Wikipedian-in-Residence at the National Library
An image from the Nansen collection: An Inuit woman from the east coast of Greenland.
In January the National Library of Norway recruited a Wikipedian-in-Residence who has been exploring the many possibilities of data collection and outreach that are inherent in the National Library's role as a repository of all published books, printed material, Norwegian films, Norwegian photographs, and an enormous collection of manuscripts, maps, etc. Almost 10,000 images have been uploaded to Wikimedia Commons since May, 2014. Hopefully especially the Nansen collection can come to good use on many Wikipedias. The WiR also succeeded during the summer to program an application in the national book directory www.bokhylla.no to refer to the book in an Wikipedia article (see lower left at the site, "Referere"). This lays the foundation for a very effective use of Bokhylla (English: Bookshelf) as a reference resource in Wikipedia articles.
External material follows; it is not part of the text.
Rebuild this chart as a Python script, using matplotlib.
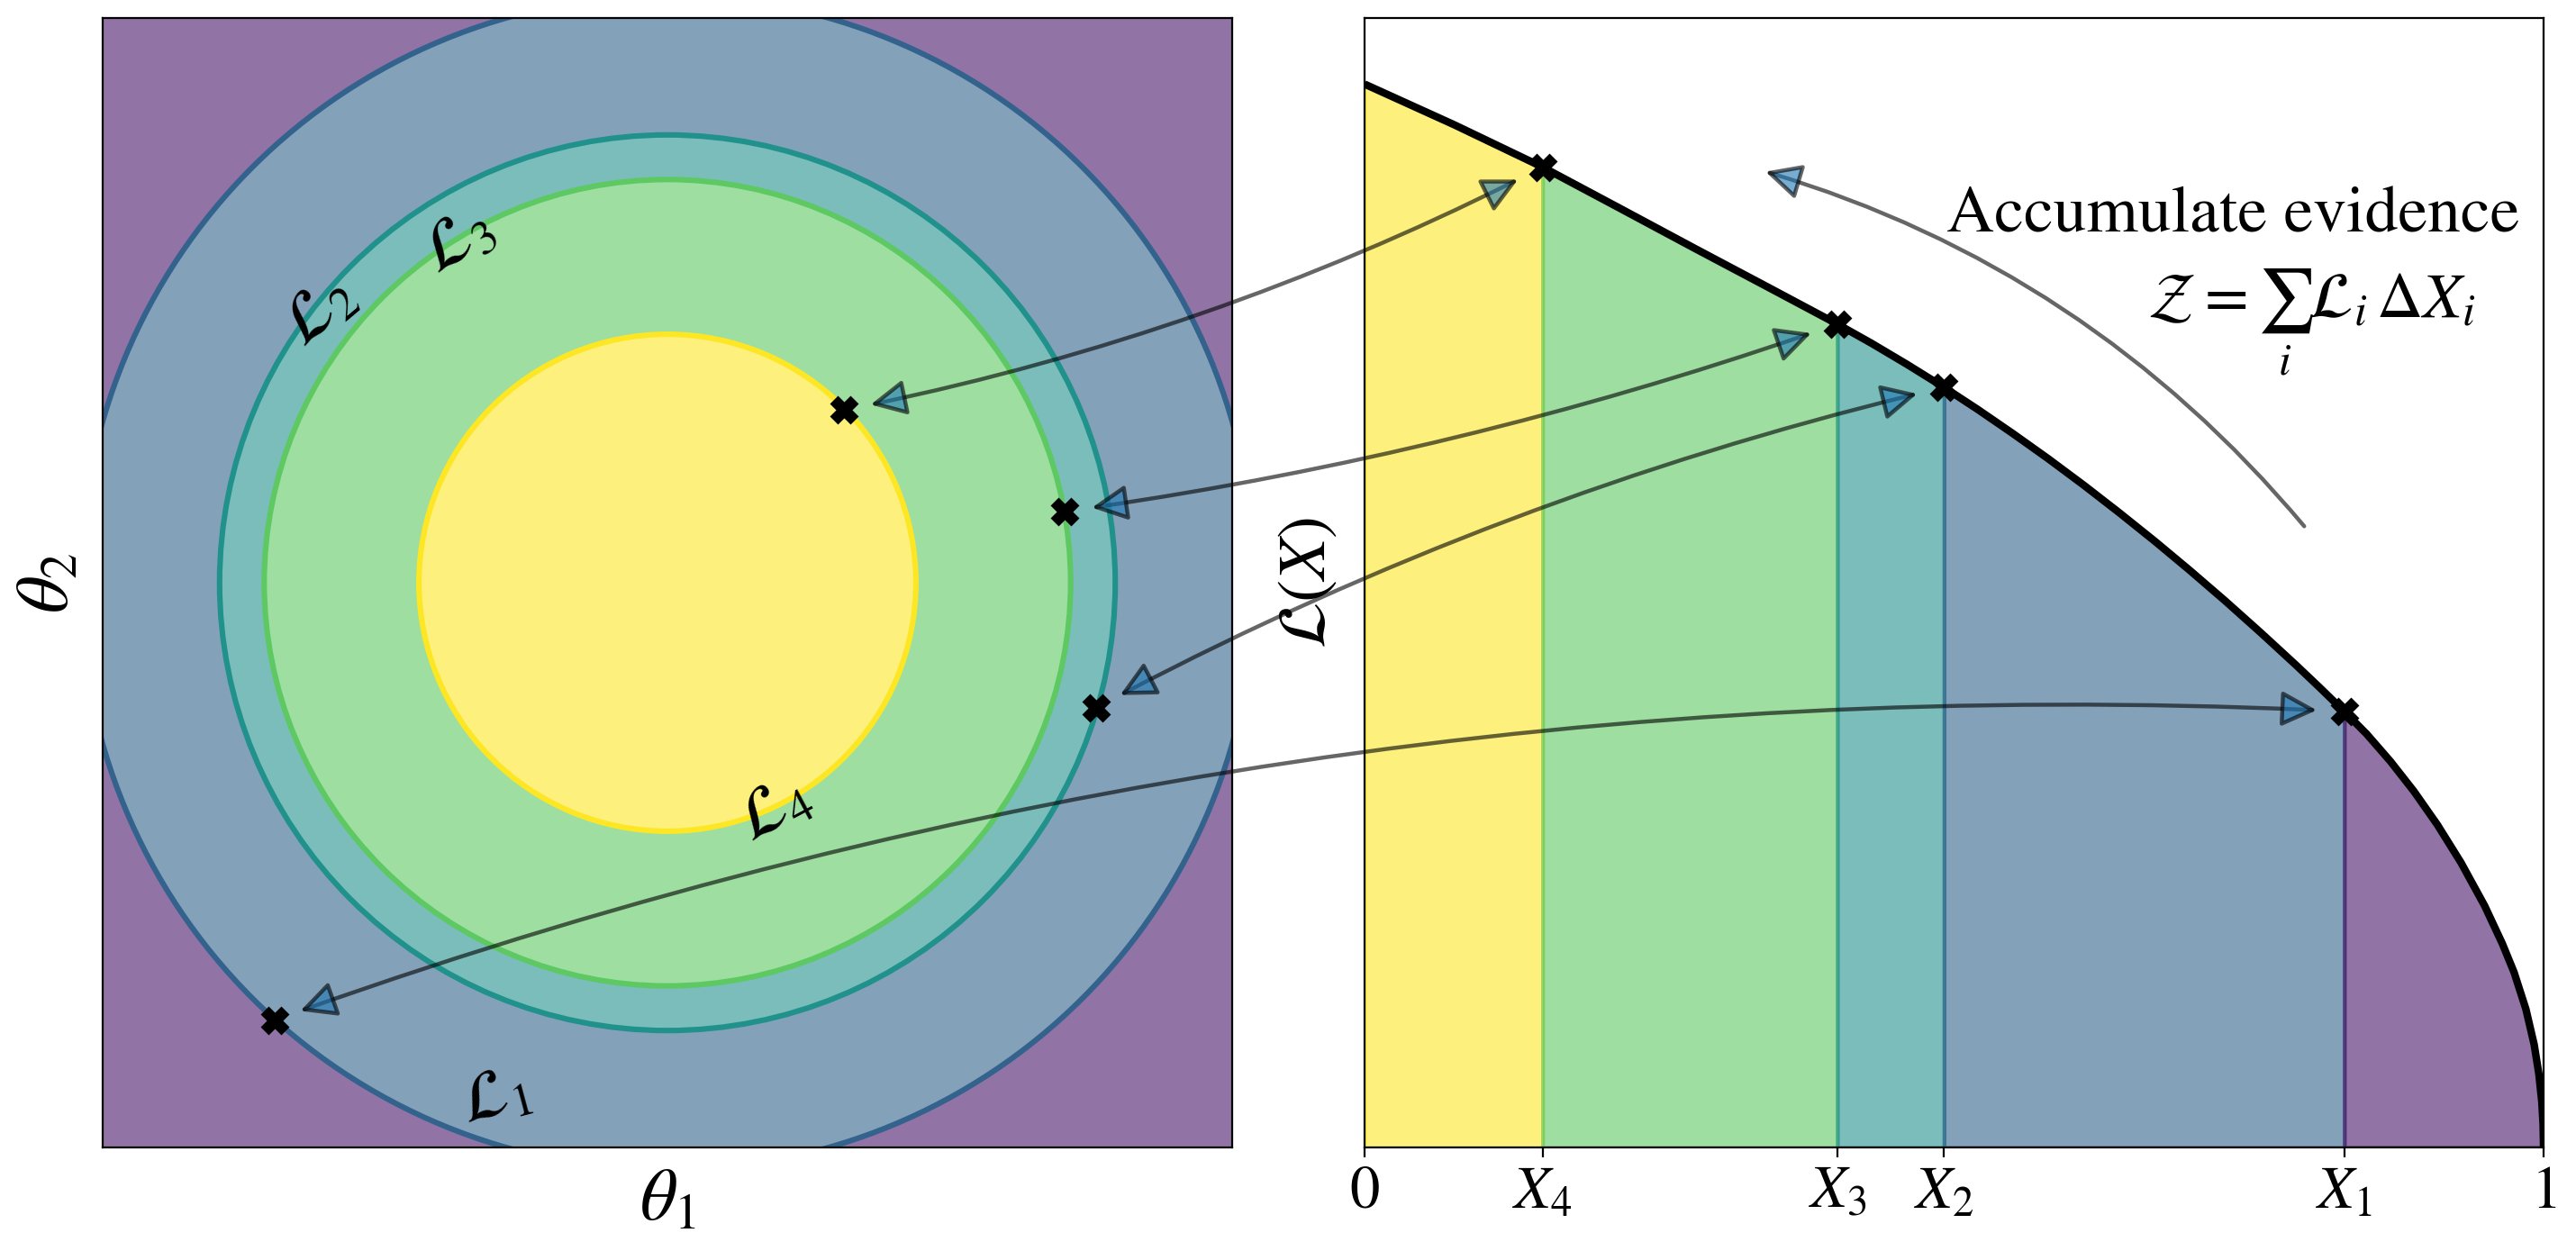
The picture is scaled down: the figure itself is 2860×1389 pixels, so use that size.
import numpy as np
import matplotlib
matplotlib.use("Agg")
import matplotlib.pyplot as plt
from matplotlib.patches import Circle, Wedge, ConnectionPatch, FancyArrowPatch

plt.rcParams['font.family'] = ['STIXGeneral', 'DejaVu Sans']
plt.rcParams['mathtext.fontset'] = 'stix'

# iso-likelihood contours in parameter space, outermost (L1) to innermost (L4)
contour_radii = [1.04, 0.793, 0.714, 0.44]
contour_names = [r'$\mathcal{L}_1$', r'$\mathcal{L}_2$', r'$\mathcal{L}_3$', r'$\mathcal{L}_4$']
label_theta1 = [-0.305, -0.615, -0.368, 0.19]
label_theta2 = [-0.914, 0.478, 0.601, -0.404]
label_rot = [15, 40, 30, 28]

# one live point on each contour
theta1_pts = [-0.696, 0.7585, 0.7033, 0.312]
theta2_pts = [-0.7746, -0.2217, 0.126, 0.3056]

# the same points in prior-volume space
X_pts = [0.831, 0.4915, 0.401, 0.151]
L_pts = [0.386, 0.673, 0.729, 0.868]
X_names = [r'$X_1$', r'$X_2$', r'$X_3$', r'$X_4$']

# L(X) curve
X_curve = [0.0, 0.076, 0.151, 0.215, 0.281, 0.34, 0.401, 0.43, 0.46, 0.4915,
           0.52, 0.55, 0.58, 0.61, 0.64, 0.67, 0.70, 0.73, 0.76, 0.79, 0.81,
           0.831, 0.85, 0.87, 0.89, 0.91, 0.93, 0.95, 0.965, 0.975, 0.985,
           0.992, 0.996, 0.9985, 0.9996, 1.0]
L_curve = [0.9415, 0.9055, 0.868, 0.8324, 0.7955, 0.7629, 0.729, 0.712, 0.6934, 0.673,
           0.6535, 0.632, 0.6097, 0.5864, 0.5621, 0.537, 0.5109, 0.4839, 0.4559, 0.4271,
           0.4073, 0.386, 0.366, 0.342, 0.3154, 0.2856, 0.2521, 0.214, 0.1805, 0.155,
           0.1225, 0.0912, 0.0651, 0.0403, 0.0205, 0.0]

# filled regions, outside -> inside (viridis steps)
fill_colors = ['#48186a', '#33638d', '#21918c', '#5ec962', '#fde725']
arc_rad = [0.10, 0.065, -0.05, -0.07]

fig = plt.figure(figsize=(14.3, 6.945), dpi=200)
axL = fig.add_axes([0.03986, 0.08279, 0.43846, 0.90281])
axR = fig.add_axes([0.52972, 0.08279, 0.45769, 0.90281])

# ---- left: parameter space ----
edges = [2.0] + contour_radii
for i, c in enumerate(fill_colors[:-1]):
    axL.add_patch(Wedge((0, 0), edges[i], 0, 360, width=edges[i] - edges[i + 1],
                        fc=c, alpha=0.6, lw=0))
axL.add_patch(Circle((0, 0), contour_radii[-1], fc=fill_colors[-1], alpha=0.6, lw=0))
for r, c in zip(contour_radii, fill_colors[1:]):
    axL.add_patch(Circle((0, 0), r, fill=False, ec=c, lw=2.2))
for x, y, s, rot in zip(label_theta1, label_theta2, contour_names, label_rot):
    axL.text(x, y, s, fontsize=27, rotation=rot, ha='center', va='center',
             rotation_mode='anchor')
axL.plot(theta1_pts, theta2_pts, 'X', color='k', ms=10, mec='k')
axL.set_xlim(-1, 1)
axL.set_ylim(-1, 1)
axL.set_xticks([])
axL.set_yticks([])
axL.set_xlabel(r'$\theta_1$', fontsize=29, labelpad=9)
axL.set_ylabel(r'$\theta_2$', fontsize=29, labelpad=8)

# ---- right: L(X) ----
Xc = np.array(X_curve)
Lc = np.array(L_curve)
bounds = [0.0] + X_pts[::-1] + [1.0]
for a, b, c in zip(bounds[:-1], bounds[1:], fill_colors[::-1]):
    m = (Xc >= a - 1e-9) & (Xc <= b + 1e-9)
    axR.fill_between(Xc[m], 0, Lc[m], fc=c, ec=c, alpha=0.6, lw=1.5)
axR.plot(Xc, Lc, color='k', lw=3, solid_capstyle='butt', solid_joinstyle='round')
axR.plot(X_pts, L_pts, 'X', color='k', ms=10, mec='k')
axR.set_xlim(0, 1)
axR.set_ylim(0, 1)
axR.set_xticks(bounds)
axR.set_xticklabels(['$0$'] + X_names[::-1] + ['$1$'])
axR.tick_params(axis='x', labelsize=24, length=4)
axR.set_yticks([])
axR.set_ylabel(r'$\mathcal{L}(X)$', fontsize=27, labelpad=10)

axR.text(0.98, 0.811, 'Accumulate evidence', fontsize=26.5, ha='right', va='baseline',
         transform=axR.transAxes)
axR.text(0.803, 0.735, r'$\mathcal{Z} = \sum_i \mathcal{L}_i\,\Delta X_i$', fontsize=25.5,
         ha='center', va='baseline', transform=axR.transAxes)
axR.add_patch(FancyArrowPatch((0.797, 0.550), (0.340, 0.864), transform=axR.transAxes,
                              arrowstyle='-|>,head_length=0.4,head_width=0.2',
                              connectionstyle='arc3,rad=0.15', mutation_scale=30,
                              fc='C0', ec='k', alpha=0.6, lw=1.6,
                              shrinkA=0, shrinkB=0))

# ---- links between the two panels ----
for xr, yr, t1, t2, rad in zip(X_pts, L_pts, theta1_pts, theta2_pts, arc_rad):
    con = ConnectionPatch(xyA=(xr, yr), coordsA=axR.transData,
                          xyB=(t1, t2), coordsB=axL.transData,
                          arrowstyle='<|-|>,head_length=0.4,head_width=0.2',
                          connectionstyle=f'arc3,rad={rad}', mutation_scale=30,
                          shrinkA=11, shrinkB=11, fc='C0', ec='k', alpha=0.6, lw=1.6)
    fig.add_artist(con)

fig.savefig('out.png', dpi=200)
Edit-a-thon at Biblioteca Nacional; Wiki Loves Monuments
Felipe Ortega, Wikimedia Spain member and organizator of the event, interviewed by RTVE
On September 27, an edit-a-thon was organized at the Spanish National Library building by Biblioteca Nacional, Real Academia Española, Instituto Cervantes and Wikimedia España. These three institutions are three of the most important ones for the Spanish language in the world. This was the first edit-a-thon ever held in Madrid and the first one about Spanish language and literature in the world.
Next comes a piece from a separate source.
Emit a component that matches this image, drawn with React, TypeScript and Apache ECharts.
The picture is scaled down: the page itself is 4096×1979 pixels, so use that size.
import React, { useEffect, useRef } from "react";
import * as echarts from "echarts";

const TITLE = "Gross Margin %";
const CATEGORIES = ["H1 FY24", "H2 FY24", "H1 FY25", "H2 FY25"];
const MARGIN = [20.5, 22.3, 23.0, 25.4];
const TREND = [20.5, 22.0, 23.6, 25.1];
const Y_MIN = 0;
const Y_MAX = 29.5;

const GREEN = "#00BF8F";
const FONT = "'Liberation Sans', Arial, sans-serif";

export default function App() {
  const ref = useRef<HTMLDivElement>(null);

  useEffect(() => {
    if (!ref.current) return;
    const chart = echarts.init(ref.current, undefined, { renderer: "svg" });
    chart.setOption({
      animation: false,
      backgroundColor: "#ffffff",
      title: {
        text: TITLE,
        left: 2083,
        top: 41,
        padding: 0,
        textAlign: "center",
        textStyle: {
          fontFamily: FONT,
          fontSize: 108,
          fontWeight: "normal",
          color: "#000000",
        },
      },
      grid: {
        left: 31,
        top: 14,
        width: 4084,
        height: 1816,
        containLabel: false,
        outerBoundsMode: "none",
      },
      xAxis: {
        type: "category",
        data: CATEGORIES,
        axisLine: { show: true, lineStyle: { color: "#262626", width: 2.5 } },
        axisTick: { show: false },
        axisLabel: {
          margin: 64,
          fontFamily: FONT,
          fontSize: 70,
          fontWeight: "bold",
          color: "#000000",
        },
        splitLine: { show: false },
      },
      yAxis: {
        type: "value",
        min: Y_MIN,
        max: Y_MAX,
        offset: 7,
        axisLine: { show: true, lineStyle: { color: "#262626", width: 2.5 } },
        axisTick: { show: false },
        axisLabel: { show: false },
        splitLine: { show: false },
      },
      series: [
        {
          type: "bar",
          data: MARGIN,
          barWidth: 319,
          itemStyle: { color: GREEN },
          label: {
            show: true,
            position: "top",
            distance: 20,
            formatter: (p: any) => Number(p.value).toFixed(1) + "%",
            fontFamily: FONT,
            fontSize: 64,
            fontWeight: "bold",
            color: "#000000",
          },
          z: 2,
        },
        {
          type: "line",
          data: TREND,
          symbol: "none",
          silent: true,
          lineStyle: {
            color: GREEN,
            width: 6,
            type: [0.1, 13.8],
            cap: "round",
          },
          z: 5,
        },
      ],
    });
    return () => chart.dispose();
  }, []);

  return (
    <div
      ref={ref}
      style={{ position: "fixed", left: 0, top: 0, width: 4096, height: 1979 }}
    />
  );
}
The edit-a-thon took place in the Patronato Room; an important room that is open only for special events. The eight-hour edit-a-thon started with an introduction to Wikipedia by Felipe Ortega. Thereafter, Ana Santos Aramburo, director of the National Library, José Manuel Blecua Perdices, director of RAE, and Víctor García de la Concha, director of Instituto Cervantes gave a presentation of the event and highlighted the relevance and importance of Wikipedia.
Participants edited mainly about Spanish language writers and the Spanish language itself. More than 50 articles were improved or created by editors, most of them newbies, with the support of more than ten volunteers from Wikimedia España. There were more than one hundred people enrolled and some more edited on-line. The institutions provided bibliography to use as references, as well as drinks and meals for all participants. The Biblioteca Nacional uploaded to Wikimedia Commons more than 20 images of title pages of books from its collection. Also many medias wrote about this event and it appeared on national TV news on Saturday night.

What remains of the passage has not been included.